Whilst Twitch is typically used to stream gameplay—in fact, Dota 2 is one of the most popular games amongst Twitch viewers—Thiago uses the site to broadcast himself working. Everything from editing 3D models in Maya to fine-tuning the skins in Photoshop can be seen on his Twitch channel, offering a great insight into how much work goes into the content that he produces. Thiago often takes time out to chat with viewers, particularly those interested in learning more about the craft. “Sometimes I change my workflow just to teach a new way to the viewers on the stream,” he tells me, illustrating one of the reasons that he has amassed more than two thousand followers on Twitch.
Thiago even goes so far as to stream his submission process, in an effort to show his viewers the full process of what it takes to get your content published. Looking at one of Thiago’s creations, Captain Bamboo—a panda Courier designed in conjunction with Cesar Sampredo—you can really see the full process from design to download. A video on Twitch shows Thiago’s fine attention to detail whilst working on the model, the Steam Workshop page for the courier shows fan reaction totalling more than 800 comments and criticisms, and an entry on the official Dota 2 store shows the finished product in all its glory.

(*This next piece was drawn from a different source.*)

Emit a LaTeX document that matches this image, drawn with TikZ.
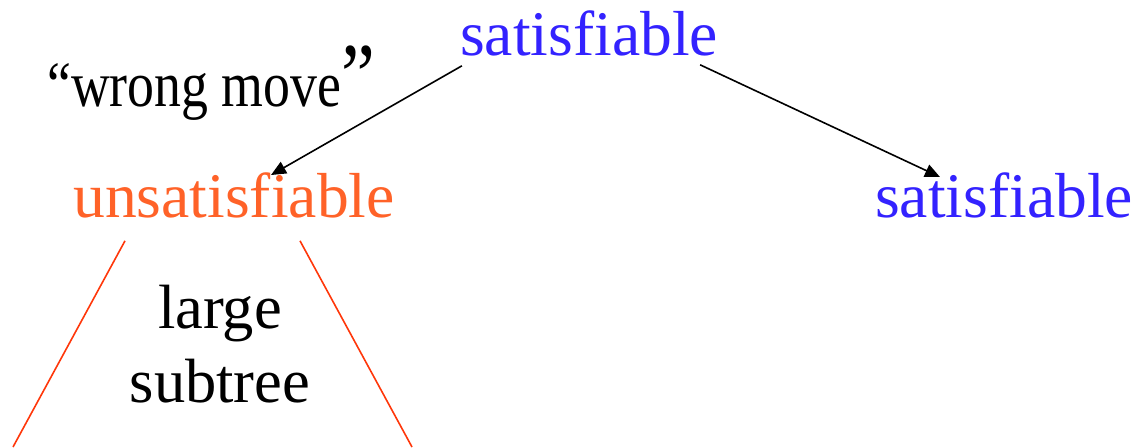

So, working independently, where does Thiago find the inspiration for his work? “Creativity is something that you are constantly working no matter what you are doing,” he tells me. “Some of my item ideas I had by reading a book, or visiting my favorite museum here in Paris—the army museum—or even walking on the street. The important thing about creativity is that it will never happen if you don’t train it. It’s not a matter of sitting in front of a blank paper and starting to think, you need to be thinking about an idea for the entire day, maybe more then that. Normally your first idea is not good, you need to keep evolving it until you reach a better one.”
Speaking to Thiago, it’s clear that he has a real passion for working with Dota 2. I ask him about architecture, wondering if it elicits a similar passion. “I had to follow a professional path and so I became an Architect,” he tells me. During his time studying architecture, he worked a separate job so that he was able to afford lessons in animation to help him improve the quality of his Dota content. However, it seems like working a job outside of character design wasn’t particularly appealing to Thiago. “Everything worked out great in the end—as I finished the university and my extra courses, I got fired from my job and could focus on Dota,” he tells me, with a smile.
To Thiago, producing content for Dota is certainly a job, but it’s a job that he loves and clearly enjoys doing. “I always wanted to work with games,” he tells me. “I started customizing my games back in 97 on Quake. I loved that game and started painting new skins on CorelDRAW. That was really fun.” The tools may have changed, but the element of fun is still there for Thiago. Now, the best part of two decades later, he is able to customize games to make a living.
However, if Dota 2 is his job, I wonder if playing the game still holds any interest to Thiago. I ask him if he still finds time to play whilst producing content. “Yes, a lot,” he replies. “More than I should.” Thiago still retains his passion for the game, despite the fact that creating content for it is his job—and perhaps that’s why the content that he makes is so good.